The Ixe survey of the leaders of the main parties said 39 percent of voters had confidence in Gentiloni, who took office in December after Renzi resigned following defeat in a referendum on constitutional reform.

Italy is due to hold national elections by May and Renzi says he will be candidate for prime minister for his Democratic Party (PD). Gentiloni, also a PD member, is expected to fall back into the ranks when parliament is dissolved.

Some 27 percent said they had faith in Renzi, against 32 percent backing for Di Maio, who was picked to be the prime ministerial candidate for the anti-establishment 5-Star Movement in September, boosting his profile and standing.

In the last Ixe leadership survey in August, Gentiloni had an approval rating of 32 percent, Renzi was on 25 percent and Di Maio on 18 percent.

"People probably find Gentiloni's composure reassuring," Roberto Weber, who carried out the Ixe poll, told Rai Radio.

Matteo Salvini, the far-right leader of the Northern League party, had a rating of 27 percent, and Giorgia Meloni, head of the rightist Brothers of Italy party, was on 26 percent.

Their ally Silvio Berlusconi, who sees himself as the natural head of the centre-right bloc, was adrift on 21 percent.

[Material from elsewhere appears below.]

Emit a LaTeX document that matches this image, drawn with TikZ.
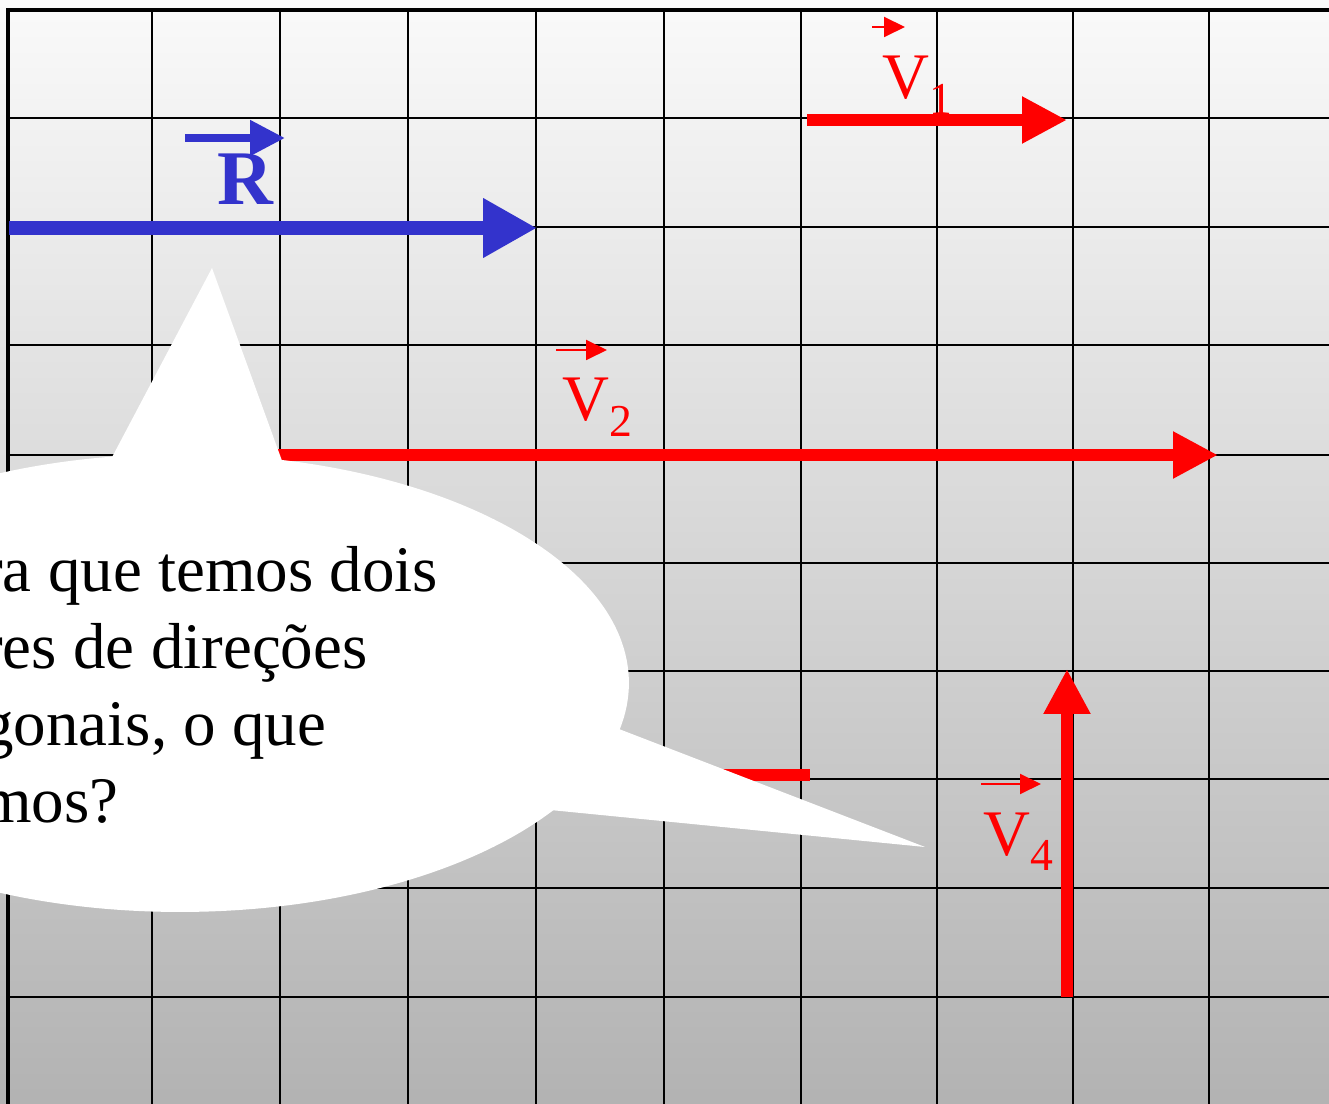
\documentclass[tikz,border=0pt]{standalone}
\usepackage{fontspec}
\setmainfont{Liberation Serif}
\usepackage{xcolor}
\usetikzlibrary{arrows.meta, shapes.geometric}

\definecolor{blueR}{RGB}{51,51,204}
\newcommand{\veclbl}[1]{V\raisebox{-0.32cm}{\fontsize{26}{26}\selectfont #1}}

\begin{document}
\begin{tikzpicture}[
    x=0.02cm, y=-0.02cm,
    gridline/.style={line width=1.4pt, black},
    frame/.style={line width=2.8pt, black},
    vecred/.style={draw=red, line width=6.8pt, -{Triangle[length=0.9cm, width=0.88cm]}},
    vecblue/.style={draw=blueR, line width=8.5pt, -{Triangle[length=1.08cm, width=1.12cm]}},
    overred/.style={draw=red, line width=1.1pt, -{Triangle[length=0.42cm, width=0.4cm]}},
    overblue/.style={draw=blueR, line width=4.5pt, -{Triangle[length=0.7cm, width=0.68cm]}},
    lbl/.style={text=red, font=\fontsize{37}{37}\selectfont, inner sep=0pt, anchor=base west},
    bubble/.style={ellipse, fill=white, minimum width=17.96cm, minimum height=9.16cm, inner sep=0pt},
]
\useasboundingbox (0,0) rectangle (1329,1104);
\clip (0,0) rectangle (1329,1104);

% background and grid
\shade[top color=black!2, bottom color=black!30] (0,0) rectangle (1329,1104);
\foreach \gx in {152,280,408,536,664,801,937,1073,1209}
    \draw[gridline] (\gx,10) -- (\gx,1104);
\foreach \gy in {118,227,345,455,563,671,779,888,997}
    \draw[gridline] (8,\gy) -- (1329,\gy);
\draw[frame] (8,1104) -- (8,10) -- (1329,10);

% resultant
\coordinate (Ra) at (9,228);
\coordinate (Rb) at (537,228);
\draw[vecblue] (Ra) -- (Rb);
\node[text=blueR, font=\fontsize{44}{44}\selectfont\bfseries, inner sep=0pt, anchor=base west] (Rlbl) at (217,205) {R};
\coordinate (Rova) at (185,138);
\coordinate (Rovb) at (285,138);
\draw[overblue] (Rova) -- (Rovb);

% V1
\coordinate (V1a) at (807,120);
\coordinate (V1b) at (1067,120);
\draw[vecred] (V1a) -- (V1b);
\node[lbl] (V1lbl) at (882,99) {\veclbl{1}};
\coordinate (V1ova) at (872,27);
\coordinate (V1ovb) at (905,27);
\draw[overred] (V1ova) -- (V1ovb);

% V2
\coordinate (V2a) at (152,455);
\coordinate (V2b) at (1218,455);
\draw[vecred] (V2a) -- (V2b);
\node[lbl] (V2lbl) at (562,421) {\veclbl{2}};
\coordinate (V2ova) at (556,350);
\coordinate (V2ovb) at (607,350);
\draw[overred] (V2ova) -- (V2ovb);

% V3 (mostly hidden)
\coordinate (V3a) at (600,775);
\coordinate (V3b) at (810,775);
\draw[red, line width=6.8pt] (V3a) -- (V3b);

% V4
\coordinate (V4a) at (1067,997);
\coordinate (V4b) at (1067,669);
\draw[vecred] (V4a) -- (V4b);
\node[lbl] (V4lbl) at (983,855) {\veclbl{4}};
\coordinate (V4ova) at (981,784);
\coordinate (V4ovb) at (1041,784);
\draw[overred] (V4ova) -- (V4ovb);

% speech bubble
\node[bubble] (bubble) at (180,683) {};
\fill[white] (100,480) -- (212,268) -- (289,480) -- cycle;
\fill[white] (580,714) -- (925,847) -- (520,807) -- cycle;
\node[anchor=base west, align=left, inner sep=0pt,
      font=\fontsize{37}{43.7}\selectfont] (question) at (-19,822)
    {ra que temos dois\\res de direções\\gonais, o que\\mos?};
\end{tikzpicture}
\end{document}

In the previous survey, he and Meloni were both on 17 percent.

Opinion polls put the 5-Star and PD parties roughly neck-and-neck on around 27 percent, with the Northern League on 15 percent, Berlusconi's Forza Italia (Go Italy!) party on around 13 percent and Brothers of Italy on just under 4 percent.

A new electoral system voted into law last month is likely to produce a hung parliament at the forthcoming ballot, with no one party or coalition coming anywhere close to winning enough seats to govern alone.